What to do: All lines featuring the string "that" are to be listed.

Data segment:
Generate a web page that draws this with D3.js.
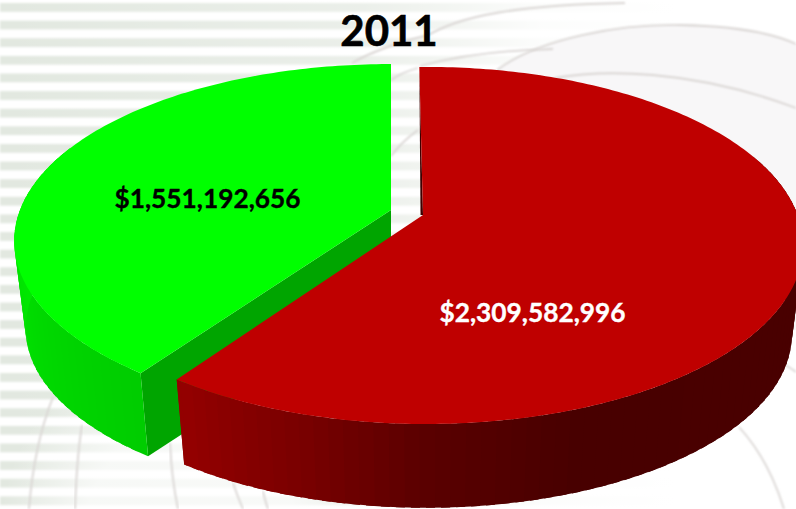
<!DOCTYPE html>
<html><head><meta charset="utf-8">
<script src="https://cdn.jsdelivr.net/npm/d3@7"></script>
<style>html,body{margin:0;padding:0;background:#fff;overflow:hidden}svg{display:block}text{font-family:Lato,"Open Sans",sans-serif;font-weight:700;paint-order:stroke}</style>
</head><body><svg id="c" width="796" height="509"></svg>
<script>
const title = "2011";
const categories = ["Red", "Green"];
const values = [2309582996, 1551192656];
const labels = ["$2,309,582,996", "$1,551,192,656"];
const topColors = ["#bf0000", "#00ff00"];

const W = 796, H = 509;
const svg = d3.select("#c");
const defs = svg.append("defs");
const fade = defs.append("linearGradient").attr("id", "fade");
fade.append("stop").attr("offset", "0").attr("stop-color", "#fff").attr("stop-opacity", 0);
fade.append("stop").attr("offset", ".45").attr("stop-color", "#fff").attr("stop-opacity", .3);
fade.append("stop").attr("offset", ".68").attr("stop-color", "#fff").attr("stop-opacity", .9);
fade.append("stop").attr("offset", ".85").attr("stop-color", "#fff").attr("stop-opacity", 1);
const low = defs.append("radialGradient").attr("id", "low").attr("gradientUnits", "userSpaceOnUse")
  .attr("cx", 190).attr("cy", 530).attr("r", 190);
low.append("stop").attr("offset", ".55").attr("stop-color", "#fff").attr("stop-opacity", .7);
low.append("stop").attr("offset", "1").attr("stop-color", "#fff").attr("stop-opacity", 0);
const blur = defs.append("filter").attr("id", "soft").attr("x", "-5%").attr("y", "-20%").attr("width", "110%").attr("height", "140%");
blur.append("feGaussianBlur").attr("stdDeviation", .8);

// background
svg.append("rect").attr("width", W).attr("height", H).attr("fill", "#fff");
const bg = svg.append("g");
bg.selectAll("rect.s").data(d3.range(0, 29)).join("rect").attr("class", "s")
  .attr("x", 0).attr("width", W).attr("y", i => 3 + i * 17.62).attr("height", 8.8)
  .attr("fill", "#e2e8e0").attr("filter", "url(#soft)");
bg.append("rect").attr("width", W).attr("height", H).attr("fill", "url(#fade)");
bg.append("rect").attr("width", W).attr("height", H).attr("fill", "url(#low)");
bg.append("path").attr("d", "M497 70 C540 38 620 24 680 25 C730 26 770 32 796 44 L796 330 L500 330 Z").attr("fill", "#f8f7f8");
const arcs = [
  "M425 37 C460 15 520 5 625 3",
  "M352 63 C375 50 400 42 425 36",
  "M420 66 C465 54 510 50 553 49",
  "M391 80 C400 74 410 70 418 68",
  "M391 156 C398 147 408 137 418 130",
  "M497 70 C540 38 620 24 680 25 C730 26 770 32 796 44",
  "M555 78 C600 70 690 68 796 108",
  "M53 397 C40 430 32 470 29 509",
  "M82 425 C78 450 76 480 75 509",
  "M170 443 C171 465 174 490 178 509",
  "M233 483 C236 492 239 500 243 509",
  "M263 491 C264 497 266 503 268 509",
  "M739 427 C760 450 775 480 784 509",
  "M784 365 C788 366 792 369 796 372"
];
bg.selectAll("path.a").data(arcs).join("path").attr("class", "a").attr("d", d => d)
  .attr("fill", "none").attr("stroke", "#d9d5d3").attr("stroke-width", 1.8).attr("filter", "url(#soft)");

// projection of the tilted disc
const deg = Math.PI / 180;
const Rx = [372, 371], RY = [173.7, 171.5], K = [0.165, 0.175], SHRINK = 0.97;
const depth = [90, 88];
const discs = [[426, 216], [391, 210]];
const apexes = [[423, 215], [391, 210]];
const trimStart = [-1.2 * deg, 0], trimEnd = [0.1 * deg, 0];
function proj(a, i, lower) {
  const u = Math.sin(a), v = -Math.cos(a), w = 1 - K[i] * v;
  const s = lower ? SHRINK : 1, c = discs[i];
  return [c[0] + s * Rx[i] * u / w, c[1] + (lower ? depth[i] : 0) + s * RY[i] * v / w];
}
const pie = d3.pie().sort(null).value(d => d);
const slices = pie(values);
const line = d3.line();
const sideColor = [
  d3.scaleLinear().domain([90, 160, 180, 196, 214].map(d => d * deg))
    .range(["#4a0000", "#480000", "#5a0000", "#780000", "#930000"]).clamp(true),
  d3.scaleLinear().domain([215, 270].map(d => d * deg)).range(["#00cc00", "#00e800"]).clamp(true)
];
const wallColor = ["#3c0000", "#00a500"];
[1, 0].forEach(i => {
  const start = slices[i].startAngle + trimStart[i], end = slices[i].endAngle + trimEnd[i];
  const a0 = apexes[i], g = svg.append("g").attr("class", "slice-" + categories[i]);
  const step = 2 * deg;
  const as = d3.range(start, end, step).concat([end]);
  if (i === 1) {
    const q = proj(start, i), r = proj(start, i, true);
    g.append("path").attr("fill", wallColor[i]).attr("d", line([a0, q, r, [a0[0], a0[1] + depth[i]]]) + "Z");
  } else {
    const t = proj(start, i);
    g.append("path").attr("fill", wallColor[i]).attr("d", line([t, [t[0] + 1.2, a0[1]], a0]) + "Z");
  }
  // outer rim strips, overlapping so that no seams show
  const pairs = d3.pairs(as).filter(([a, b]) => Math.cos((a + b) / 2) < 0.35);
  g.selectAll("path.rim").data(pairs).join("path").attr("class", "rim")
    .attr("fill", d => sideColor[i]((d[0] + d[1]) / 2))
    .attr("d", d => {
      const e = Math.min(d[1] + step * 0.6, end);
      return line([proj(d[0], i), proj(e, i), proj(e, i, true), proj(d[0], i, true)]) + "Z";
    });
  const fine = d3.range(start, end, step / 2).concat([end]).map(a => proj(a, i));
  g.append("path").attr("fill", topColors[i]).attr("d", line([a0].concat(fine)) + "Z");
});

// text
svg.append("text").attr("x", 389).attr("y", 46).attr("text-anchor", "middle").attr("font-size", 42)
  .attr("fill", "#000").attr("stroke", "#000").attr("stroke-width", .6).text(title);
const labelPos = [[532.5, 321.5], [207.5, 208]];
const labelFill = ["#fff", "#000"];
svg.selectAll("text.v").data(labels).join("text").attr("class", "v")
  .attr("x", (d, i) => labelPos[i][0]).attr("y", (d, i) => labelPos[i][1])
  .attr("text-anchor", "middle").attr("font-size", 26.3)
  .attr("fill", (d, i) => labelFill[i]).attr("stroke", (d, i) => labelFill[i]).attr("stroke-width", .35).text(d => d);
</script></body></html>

Exercise output:
Generate a web page that draws this with D3.js.
  // outer rim strips, overlapping so that no seams show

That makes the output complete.